Are you still with me? Or are you one of them–the people who hate cilantro, who thinks it tastes like dish soap or laundry soap? It’s a love-it-or-hate-it herb, that’s for sure. I mean, you never hear anyone say, “Jeez, I can’t stand basil. Ew.” Obviously, I belong to the lovers. Since I cook a lot of Tex-Mex, curries and Asian-y food, we nearly always have cilantro on hand. I’ve made peanut-cilantro pesto. I’ve even used it in bloody Marys with tomatillos. In short, I pink-puffy-heart cilantro.

Salsa yields a lot of bang for very little buck. It’s so easy–if you can chop things, you can make salsa–but it impresses the hell out of people. “Did you make this?” they’ll say, and you can nod smugly.

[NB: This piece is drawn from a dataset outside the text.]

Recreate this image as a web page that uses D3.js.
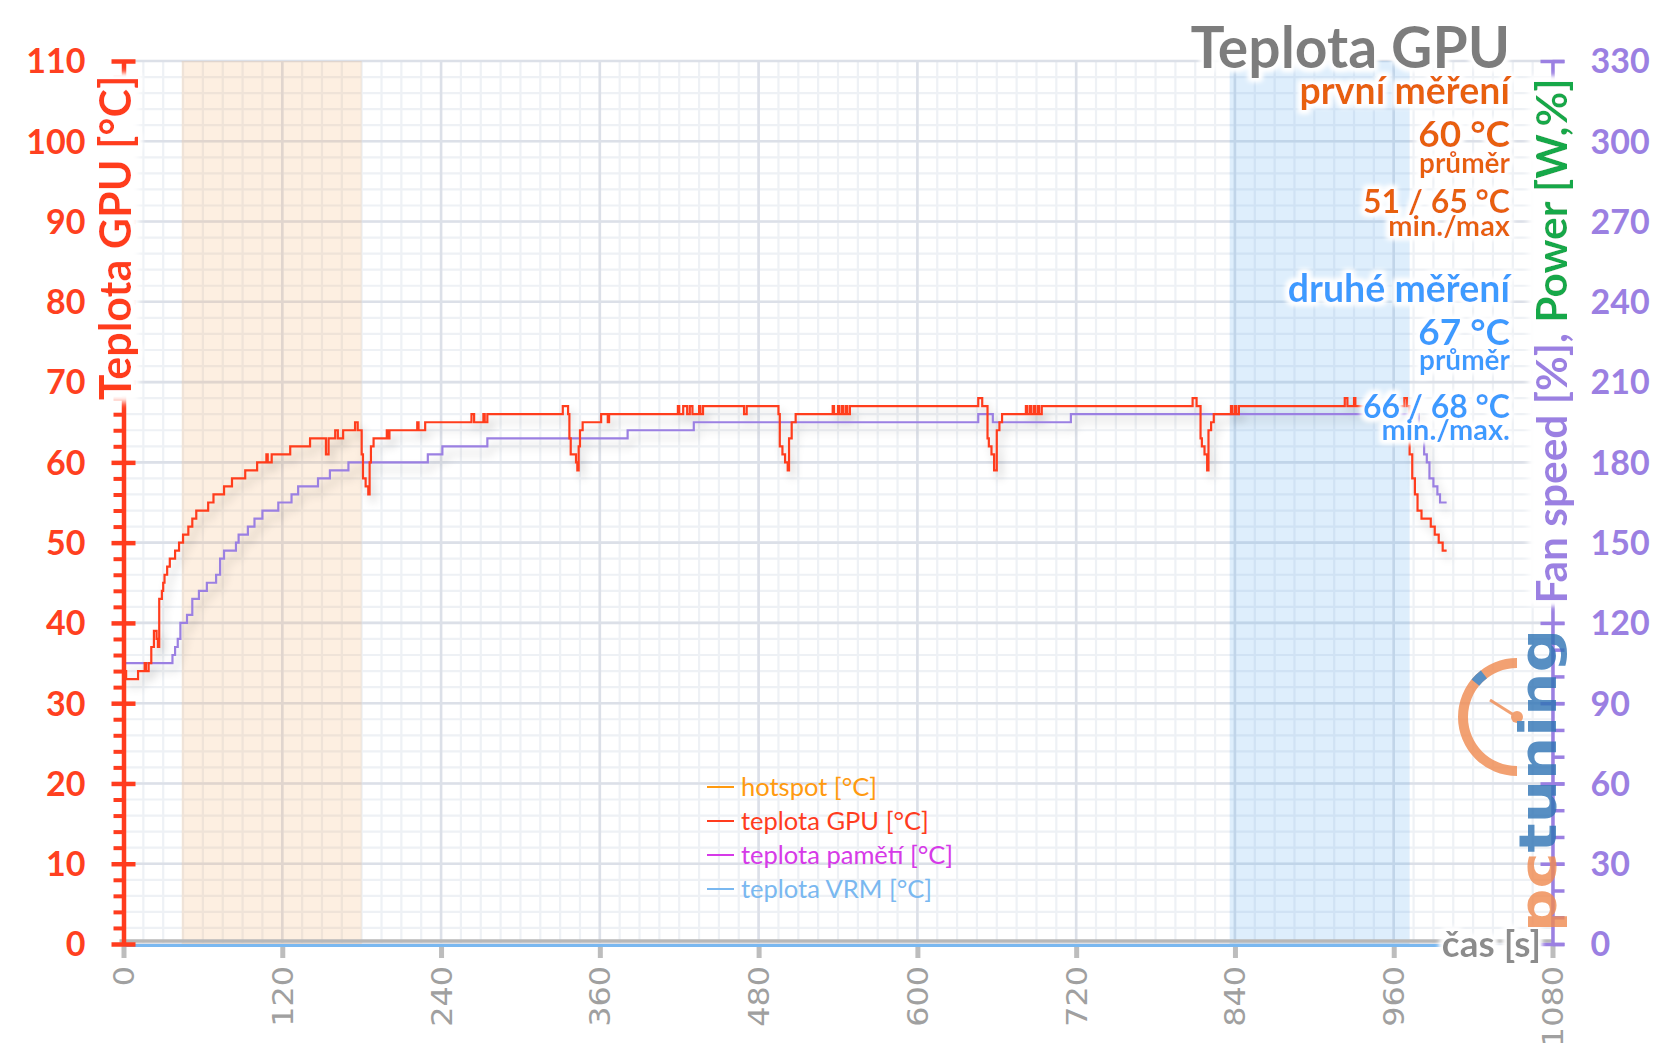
<!DOCTYPE html>
<html><head><meta charset="utf-8">
<script src="https://cdn.jsdelivr.net/npm/d3@7/dist/d3.min.js"></script>
<style>html,body{margin:0;padding:0;background:#fff;}svg{display:block;}</style>
</head><body><svg id="chart" width="1656" height="1043"></svg>
<script>
// ---------- data ----------
const gpuTime = [0,2,11,16,17,19,21,23,25,26,27,29,30,31,33,35,39,42,45,49,52,55,64,68,76,82,92,101,108,109,112,126,141,153,155,160,162,166,175,177,180,181,183,185,186,187,189,199,200,201,222,223,228,263,265,272,273,275,332,336,337,338,342,343,344,345,347,361,366,367,419,420,423,426,428,430,435,436,438,469,471,495,496,498,500,502,503,505,508,536,537,540,541,543,544,546,547,549,646,649,653,654,656,658,660,662,664,682,683,685,686,688,689,691,692,694,808,811,814,815,817,819,820,822,824,837,838,840,841,843,923,925,930,931,968,970,972,974,976,978,981,988,991,994,997,1000];
const gpuTemp = [34,33,34,35,34,35,37,39,38,37,43,44,45,46,47,48,49,50,51,52,53,54,55,56,57,58,59,60,61,60,61,62,63,61,63,64,63,64,65,64,61,58,57,56,60,62,63,64,63,64,65,64,65,66,65,66,65,66,67,66,63,61,60,59,62,64,65,66,65,66,67,66,67,66,67,66,67,66,67,66,67,66,62,61,60,59,63,65,66,67,66,67,66,67,66,67,66,67,68,67,63,62,61,59,64,65,66,67,66,67,66,67,66,67,66,67,68,67,63,62,61,59,64,65,66,67,66,67,66,67,68,67,68,67,68,67,61,58,56,54,53,52,51,50,49,49];
const memTime = [0,37,39,41,43,48,52,57,63,70,73,76,85,87,94,99,105,117,127,132,147,156,170,230,241,275,381,431,646,657,716,979,981,983,985,987,990,993,995,1000];
const memTemp = [35,36,37,38,40,41,43,44,45,46,48,49,50,51,52,53,54,55,56,57,58,59,60,61,62,63,64,65,66,65,66,64,63,61,60,58,57,56,55,55];
const vrmTime = [0,1000];
const vrmTemp = [0,0];
const xTicks = [0,120,240,360,480,600,720,840,960,1080];
const yTicksLeft = [0,10,20,30,40,50,60,70,80,90,100,110];
const yTicksRight = [0,30,60,90,120,150,180,210,240,270,300,330];
const legendLabels = ["hotspot [°C]","teplota GPU [°C]","teplota pamětí [°C]","teplota VRM [°C]"];
const legendColors = ["#ff9a10","#ff3c1e","#d63ae8","#7ab8f0"];
const bandFirst = [44,180];
const bandSecond = [836,972];
const statsFirst = ["první měření","60 °C","průměr","51 / 65 °C","min./max"];
const statsSecond = ["druhé měření","67 °C","průměr","66 / 68 °C","min./max."];

// ---------- setup ----------
const svg = d3.select("#chart");
const x = d3.scaleLinear().domain([0,1080]).range([123.5,1552.5]);
const y = d3.scaleLinear().domain([0,110]).range([944,61]);
const yR = d3.scaleLinear().domain([0,330]).range([944,61]);
const RED = "#ff3c1e", PURP = "#9b80e2";

const defs = svg.append("defs");
const glow = defs.append("filter").attr("id","glow").attr("x","-20%").attr("y","-40%").attr("width","140%").attr("height","180%");
glow.append("feMorphology").attr("in","SourceAlpha").attr("operator","dilate").attr("radius",2.5).attr("result","d");
glow.append("feGaussianBlur").attr("in","d").attr("stdDeviation",2.5).attr("result","b");
glow.append("feFlood").attr("flood-color","#fff").attr("result","f");
glow.append("feComposite").attr("in","f").attr("in2","b").attr("operator","in").attr("result","w");
const gm = glow.append("feMerge");
gm.append("feMergeNode").attr("in","w");gm.append("feMergeNode").attr("in","w");gm.append("feMergeNode").attr("in","SourceGraphic");

const soft = defs.append("filter").attr("id","soft").attr("x","-30%").attr("y","-30%").attr("width","160%").attr("height","160%");
soft.append("feGaussianBlur").attr("stdDeviation",3);

const sh = defs.append("filter").attr("id","shadow").attr("x","-5%").attr("y","-10%").attr("width","110%").attr("height","130%");
sh.append("feGaussianBlur").attr("in","SourceAlpha").attr("stdDeviation",5).attr("result","bl");
sh.append("feOffset").attr("in","bl").attr("dx",4).attr("dy",7).attr("result","of");
sh.append("feComponentTransfer").attr("in","of").attr("result","sa").append("feFuncA").attr("type","linear").attr("slope",0.2);
const sm = sh.append("feMerge");
sm.append("feMergeNode").attr("in","sa");sm.append("feMergeNode").attr("in","SourceGraphic");

svg.append("rect").attr("width",1656).attr("height",1043).attr("fill","#fff");

// ---------- grid ----------
const grid = svg.append("g");
grid.selectAll(".hm").data(d3.range(0,111,2)).join("line")
  .attr("x1",x(0)).attr("x2",x(1080)).attr("y1",d=>y(d)).attr("y2",d=>y(d))
  .attr("stroke","#eef1f5").attr("stroke-width",2.2);
grid.selectAll(".vm").data(d3.range(0,1081,15)).join("line")
  .attr("x1",d=>x(d)).attr("x2",d=>x(d)).attr("y1",y(110)).attr("y2",y(0))
  .attr("stroke","#eef1f5").attr("stroke-width",2.2);
grid.selectAll(".hM").data(yTicksLeft).join("line")
  .attr("x1",x(0)).attr("x2",x(1080)).attr("y1",d=>y(d)).attr("y2",d=>y(d))
  .attr("stroke","#dce0e8").attr("stroke-width",2.6);
grid.selectAll(".vM").data(xTicks).join("line")
  .attr("x1",d=>x(d)).attr("x2",d=>x(d)).attr("y1",y(110)).attr("y2",y(0))
  .attr("stroke","#dce0e8").attr("stroke-width",2.6);

// ---------- bands ----------
svg.append("rect").attr("x",x(bandFirst[0])).attr("width",x(bandFirst[1])-x(bandFirst[0]))
  .attr("y",y(110)).attr("height",y(0)-y(110)).attr("fill","rgba(245,160,80,0.17)");
svg.append("rect").attr("x",x(bandSecond[0])).attr("width",x(bandSecond[1])-x(bandSecond[0]))
  .attr("y",y(110)).attr("height",y(0)-y(110)).attr("fill","rgba(80,165,240,0.19)");

// ---------- x axis ----------
svg.append("line").attr("x1",x(0)-4).attr("x2",x(1080)).attr("y1",y(0)-3).attr("y2",y(0)-3)
  .attr("stroke","#b8b8b8").attr("stroke-width",3.5);
const xa = svg.append("g").attr("transform",`translate(0,${y(0)})`)
  .call(d3.axisBottom(x).tickValues(xTicks).tickSize(14).tickSizeOuter(0).tickFormat(""));
xa.select(".domain").remove();
xa.selectAll(".tick line").attr("stroke","#bdbdbd").attr("stroke-width",5);
svg.append("g").selectAll("text").data(xTicks).join("text")
  .attr("transform",d=>`translate(${x(d)},966) rotate(-90) scale(1.1,1)`)
  .attr("text-anchor","end").attr("dy","0.36em")
  .attr("font-family","DejaVu Sans").attr("font-size",29).attr("fill","#a0a0a0")
  .text(d=>d);

// ---------- lines ----------
const lineL = d3.line().x(d=>x(d[0])).y(d=>y(d[1])).curve(d3.curveStepAfter);
const linesG = svg.append("g").attr("filter","url(#shadow)");
linesG.append("path").datum(d3.zip(memTime,memTemp)).attr("d",lineL)
  .attr("fill","none").attr("stroke",PURP).attr("stroke-width",2.2);
linesG.append("path").datum(d3.zip(gpuTime,gpuTemp)).attr("d",lineL)
  .attr("fill","none").attr("stroke",RED).attr("stroke-width",2.2);
svg.append("path").datum(d3.zip(vrmTime,vrmTemp)).attr("d",d3.line().x(d=>x(d[0])).y(d=>y(d[1])+1.5))
  .attr("fill","none").attr("stroke","#7ab8f0").attr("stroke-width",3);

// ---------- left axis ----------
const la = svg.append("g").attr("transform",`translate(${x(0)},0)`);
la.call(d3.axisLeft(y).tickValues(d3.range(0,110,2).filter(v=>v%10)).tickSize(10).tickSizeOuter(0).tickFormat(""));
la.selectAll(".tick line").attr("stroke",RED).attr("stroke-width",4);
la.select(".domain").attr("stroke",RED).attr("stroke-width",4.5);
const laM = svg.append("g").attr("transform",`translate(${x(0)},0)`)
  .call(d3.axisLeft(y).tickValues(yTicksLeft).tickSize(12).tickSizeOuter(0).tickPadding(26));
laM.select(".domain").remove();
laM.selectAll(".tick line").attr("x2",12).attr("x1",-12).attr("stroke",RED).attr("stroke-width",4.5);
laM.selectAll(".tick text").attr("font-family","Lato").attr("font-weight",700).attr("font-size",34)
  .attr("fill","#ff4020").attr("dy","0.35em");

// ---------- right axis ----------
const ra = svg.append("g").attr("transform",`translate(${x(1080)},0)`);
ra.call(d3.axisRight(yR).tickValues(d3.range(0,331,10)).tickSize(12).tickSizeOuter(0).tickFormat(""));
ra.selectAll(".tick line").attr("stroke",PURP).attr("stroke-width",3.5);
ra.select(".domain").attr("stroke",PURP).attr("stroke-width",3.5);
const raM = svg.append("g").attr("transform",`translate(${x(1080)},0)`)
  .call(d3.axisRight(yR).tickValues(yTicksRight).tickSize(12).tickSizeOuter(0).tickPadding(26));
raM.select(".domain").remove();
raM.selectAll(".tick line").attr("x1",-12).attr("stroke",PURP).attr("stroke-width",3.5);
raM.selectAll(".tick text").attr("font-family","Lato").attr("font-weight",700).attr("font-size",34)
  .attr("fill",PURP).attr("dy","0.35em");

// ---------- legend ----------
const lg = svg.append("g").attr("font-family","Lato").attr("font-size",25.5);
legendLabels.forEach((t,i)=>{
  const yy = 787 + i*34;
  lg.append("line").attr("x1",707).attr("x2",734).attr("y1",yy).attr("y2",yy).attr("stroke",legendColors[i]).attr("stroke-width",2);
  lg.append("text").attr("x",741).attr("y",yy).attr("dy","0.35em").attr("fill",legendColors[i]).text(t);
});

// ---------- axis titles (with white halo backing) ----------
function haloLabel(transform, size, build){
  const g = svg.append("g").attr("transform",transform);
  const r = g.append("rect").attr("fill","#fff").attr("filter","url(#soft)");
  const t = g.append("text").attr("text-anchor","middle").attr("font-family","Lato")
    .attr("font-weight",700).attr("font-size",size).attr("filter","url(#glow)");
  build(t);
  const bb = t.node().getBBox();
  r.attr("x",bb.x-2).attr("y",bb.y+3).attr("width",bb.width+4).attr("height",bb.height-4);
  return g;
}
haloLabel("translate(131,238) rotate(-90)",43,t=>t.attr("fill",RED).text("Teplota GPU [°C]"));
haloLabel("translate(1567,341) rotate(-90)",42.4,t=>{
  t.append("tspan").attr("fill",PURP).text("Fan speed [%], ");
  t.append("tspan").attr("fill","#12a84a").text("Power [W,%]");
});
svg.append("text").attr("x",1541).attr("y",957).attr("text-anchor","end")
  .attr("font-family","Lato").attr("font-weight",700).attr("font-size",37).attr("fill","#8c8c8c")
  .attr("filter","url(#glow)").text("čas [s]");

// ---------- title and stats ----------
const tg = svg.append("g").attr("font-family","Lato").attr("font-weight",700).attr("text-anchor","end").attr("filter","url(#glow)");
tg.append("text").attr("x",1510).attr("y",68).attr("font-size",57).attr("fill","#7d7d7d").text("Teplota GPU");
const sizes = [37.5,37,28,32,29];
const base1 = [104,147,173,213,236];
const base2 = [302,345,370,418,440];
statsFirst.forEach((t,i)=>tg.append("text").attr("x",1510).attr("y",base1[i]).attr("font-size",sizes[i]).attr("fill","#e8600c").text(t));
statsSecond.forEach((t,i)=>tg.append("text").attr("x",1510).attr("y",base2[i]).attr("font-size",sizes[i]).attr("fill","#3d9bff").text(t));

// ---------- watermark logo ----------
const logo = svg.append("g").attr("opacity",0.8);
logo.append("path").attr("transform","translate(1517,717)")
  .attr("d",d3.arc()({innerRadius:49,outerRadius:59,startAngle:Math.PI,endAngle:2*Math.PI}))
  .attr("fill","#f08a50");
logo.append("path").attr("transform","translate(1517,717)")
  .attr("d",d3.arc()({innerRadius:49,outerRadius:59,startAngle:1.72*Math.PI,endAngle:1.79*Math.PI}))
  .attr("fill","#2f74b5");
logo.append("line").attr("x1",1517).attr("y1",717).attr("x2",1490).attr("y2",700).attr("stroke","#f08a50").attr("stroke-width",3);
logo.append("circle").attr("cx",1517).attr("cy",717).attr("r",6).attr("fill","#f08a50");
const lt = logo.append("text").attr("transform","translate(1556,932) rotate(-90)")
  .attr("font-family","DejaVu Sans").attr("font-weight",700).attr("font-size",52)
  .attr("textLength",303).attr("lengthAdjust","spacingAndGlyphs");
lt.append("tspan").attr("fill","#f08a50").text("pc");
lt.append("tspan").attr("fill","#2f74b5").text("tuning");
</script></body></html>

I’m giving you approximations, because that’s how I cook. Start with small amounts of the potent stuff (hotness, onions, cilantro) and increase as needed. Remember that it will meld and evolve in the fridge, so try to make it at least a few hours in advance, then taste and adjust before serving.

Homemade Salsa/Pico De Gallo

4-5 big heirloom tomatoes, chopped or run through the food processor, or one 28-oz can diced tomatoes

one medium onion’s worth of mixed allium–onion, red onion, green onion, garlic, shallot–minced

pickled jalepenos or chipotles in adobo, minced, to taste

handful cilantro, chopped

juice of one lime or one-half lemon

Salt and freshly ground pepper

The thing with salsa is that once you make it fresh, you’ll never be able go back to that wretched jarred stuff. Chi-Chi’s, my ass.